Copy nothing but the text: reproduce each line of the listing exactly and leave the pictures out.

+ + +

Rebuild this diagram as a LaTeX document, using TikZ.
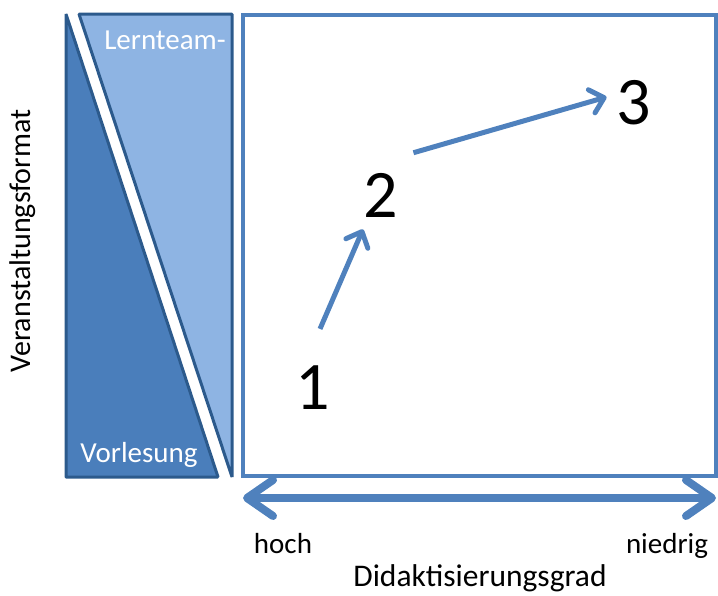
\documentclass[tikz,border=0pt]{standalone}
\usepackage{fontspec}
\setmainfont{Carlito}
\usetikzlibrary{arrows.meta}

\definecolor{frame}{HTML}{4F81BD}
\definecolor{edge}{HTML}{2C5A8C}
\definecolor{dark}{HTML}{4A7EBB}
\definecolor{light}{HTML}{8EB4E3}

\begin{document}
\begin{tikzpicture}[x=1pt,y=-1pt,
 num/.style={font=\fontsize{68}{68}\selectfont,inner sep=0pt},
 lbl/.style={font=\fontsize{29}{29}\selectfont,inner sep=0pt},
 arr/.style={frame,line width=5pt,-{Straight Barb[length=13pt,width=24pt,round]}},
 wedge/.style={draw=edge,line width=3pt,line join=bevel}]

\useasboundingbox (0,0) rectangle (718,595);

% Veranstaltungsformat: Vorlesung -> Lernteam
\draw[wedge,fill=dark] (66,14) -- (66,477) -- (218,477) -- cycle;
\draw[wedge,fill=light] (79,14) -- (232,14) -- (232,477) -- cycle;
\node[lbl,white] (lernteam) at (165,40) {Lernteam-};
\node[lbl,white,anchor=base] (vorlesung) at (139,462) {Vorlesung};
\node[lbl,rotate=90,font=\fontsize{30}{30}\selectfont] (yaxis) at (23,241) {Veranstaltungsformat};

% field
\draw[frame,line width=4pt] (243,15) rectangle (716,476);

% Didaktisierungsgrad
\coordinate (hi) at (243,498);
\coordinate (lo) at (716,498);
\draw[frame,line width=8pt,
 {Straight Barb[length=26pt,width=36pt,round]}-{Straight Barb[length=26pt,width=36pt,round]}]
 (hi) -- (lo);
\node[lbl,anchor=base] (hoch) at (283,553) {hoch};
\node[lbl,anchor=base] (niedrig) at (667,553) {niedrig};
\node[lbl,anchor=base,font=\fontsize{31.5}{31.5}\selectfont] (xaxis) at (480,586) {Didaktisierungsgrad};

% steps
\node[num] (n1) at (313,388) {1};
\node[num] (n2) at (381,195) {2};
\node[num] (n3) at (634,103) {3};
\draw[arr] ([shift={(7,-37)}]n1.north) -- ([shift={(-18,12)}]n2.south);
\draw[arr] ([shift={(15,-20)}]n2.north east) -- ([shift={(-10,-6)}]n3.west);

\end{tikzpicture}
\end{document}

+ + +

● **Result of this task**
Rebuild this diagram as a LaTeX document, using TikZ.
\documentclass[tikz,border=0pt]{standalone}
\usepackage{fontspec}
\setmainfont{Carlito}
\usetikzlibrary{arrows.meta}

\definecolor{frame}{HTML}{4F81BD}
\definecolor{edge}{HTML}{2C5A8C}
\definecolor{dark}{HTML}{4A7EBB}
\definecolor{light}{HTML}{8EB4E3}

\begin{document}
\begin{tikzpicture}[x=1pt,y=-1pt,
 num/.style={font=\fontsize{68}{68}\selectfont,inner sep=0pt},
 lbl/.style={font=\fontsize{29}{29}\selectfont,inner sep=0pt},
 arr/.style={frame,line width=5pt,-{Straight Barb[length=13pt,width=24pt,round]}},
 wedge/.style={draw=edge,line width=3pt,line join=bevel}]

\useasboundingbox (0,0) rectangle (718,595);

% Veranstaltungsformat: Vorlesung -> Lernteam
\draw[wedge,fill=dark] (66,14) -- (66,477) -- (218,477) -- cycle;
\draw[wedge,fill=light] (79,14) -- (232,14) -- (232,477) -- cycle;
\node[lbl,white] (lernteam) at (165,40) {Lernteam-};
\node[lbl,white,anchor=base] (vorlesung) at (139,462) {Vorlesung};
\node[lbl,rotate=90,font=\fontsize{30}{30}\selectfont] (yaxis) at (23,241) {Veranstaltungsformat};

% field
\draw[frame,line width=4pt] (243,15) rectangle (716,476);

% Didaktisierungsgrad
\coordinate (hi) at (243,498);
\coordinate (lo) at (716,498);
\draw[frame,line width=8pt,
 {Straight Barb[length=26pt,width=36pt,round]}-{Straight Barb[length=26pt,width=36pt,round]}]
 (hi) -- (lo);
\node[lbl,anchor=base] (hoch) at (283,553) {hoch};
\node[lbl,anchor=base] (niedrig) at (667,553) {niedrig};
\node[lbl,anchor=base,font=\fontsize{31.5}{31.5}\selectfont] (xaxis) at (480,586) {Didaktisierungsgrad};

% steps
\node[num] (n1) at (313,388) {1};
\node[num] (n2) at (381,195) {2};
\node[num] (n3) at (634,103) {3};
\draw[arr] ([shift={(7,-37)}]n1.north) -- ([shift={(-18,12)}]n2.south);
\draw[arr] ([shift={(15,-20)}]n2.north east) -- ([shift={(-10,-6)}]n3.west);

\end{tikzpicture}
\end{document}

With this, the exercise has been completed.